Saturday, August 28, 2010

Just a Day of Thanks, or a Day for God?

Thanksgiving isn't a day to just be thankful in general, without thanking anyone in particular, but rather it is a day to give thanks to, specifically, God.

Even more, it is a day to serve God.

Open up the proclamation, if you will, and see it you don't read that it is to be a day "devoted . . . to the service of that great and glorious Being."

Imagine, a holiday created just to honor God. I've always thought that would be neat, but imagined Christmas was the closest thing.
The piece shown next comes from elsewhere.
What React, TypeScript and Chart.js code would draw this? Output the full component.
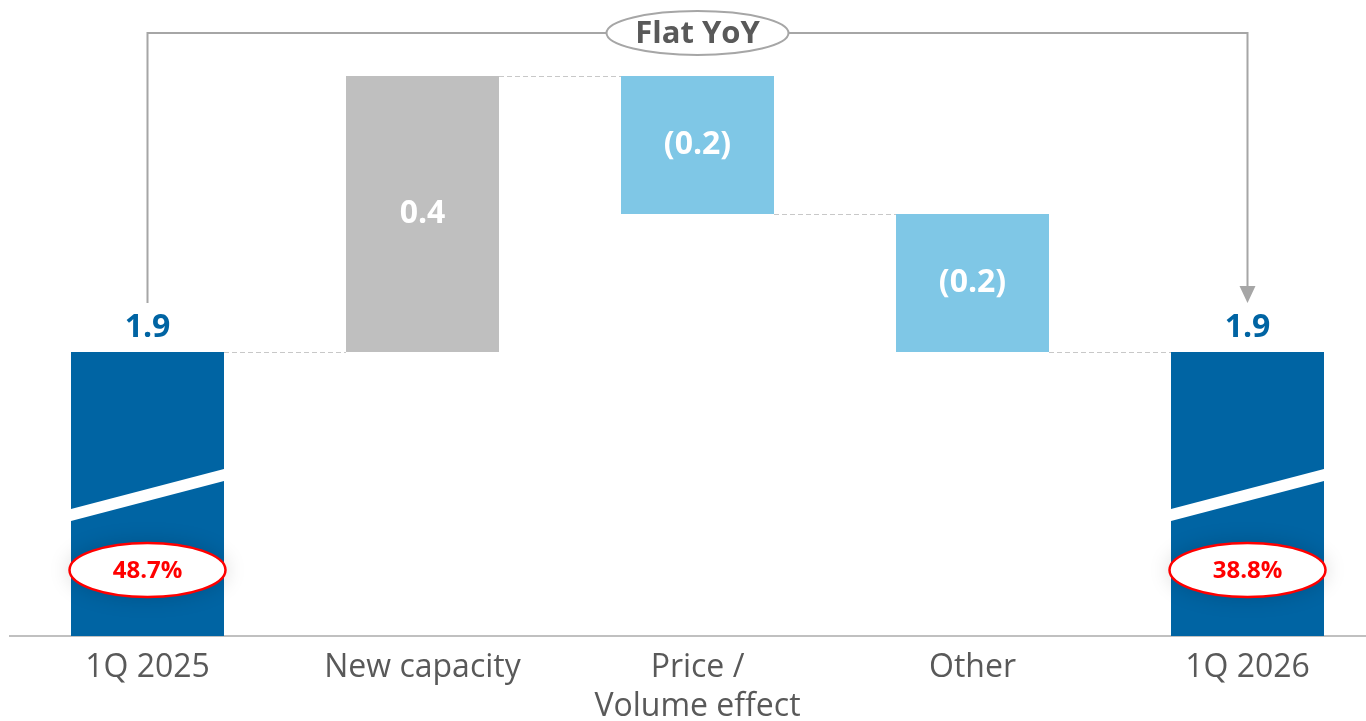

Well, go ahead and open it up and read what George Washington said in the proclamation way back in 1789:

"Whereas it is the duty of all nations to acknowledge the providence of Almighty God, to obey His will, to be grateful for His benefits, and humbly to implore His protection and favor; and Whereas both Houses of Congress have, by their joint committee, requested me "to recommend to the people of the United States a day of public thanksgiving and prayer, to be observed by acknowledging with grateful hearts the many and signal favors of Almighty God, especially by affording them an opportunity peaceably to establish a form of government for their safety and happiness:

"Now, therefore, I do recommend and assign Thursday, the 26th day of November next, to be devoted by the people of these States to the service of that great and glorious Being who is the beneficent author of all the good that was, that is, or that will be; that we may then all unite in rendering unto Him our sincere and humble thanks for His kind care and protection of the people of this country previous to their becoming a nation; for the signal and manifold mercies and the favorable interpositions of His providence in the course and conclusion of the late war; for the great degree of tranquility, union, and plenty which we have since enjoyed; for the peaceable and rational manner in which we have been enable to establish constitutions of government for our safety and happiness, and particularly the national one now lately instituted' for the civil and religious liberty with which we are blessed, and the means we have of acquiring and diffusing useful knowledge; and, in general, for all the great and various favors which He has been pleased to confer upon us."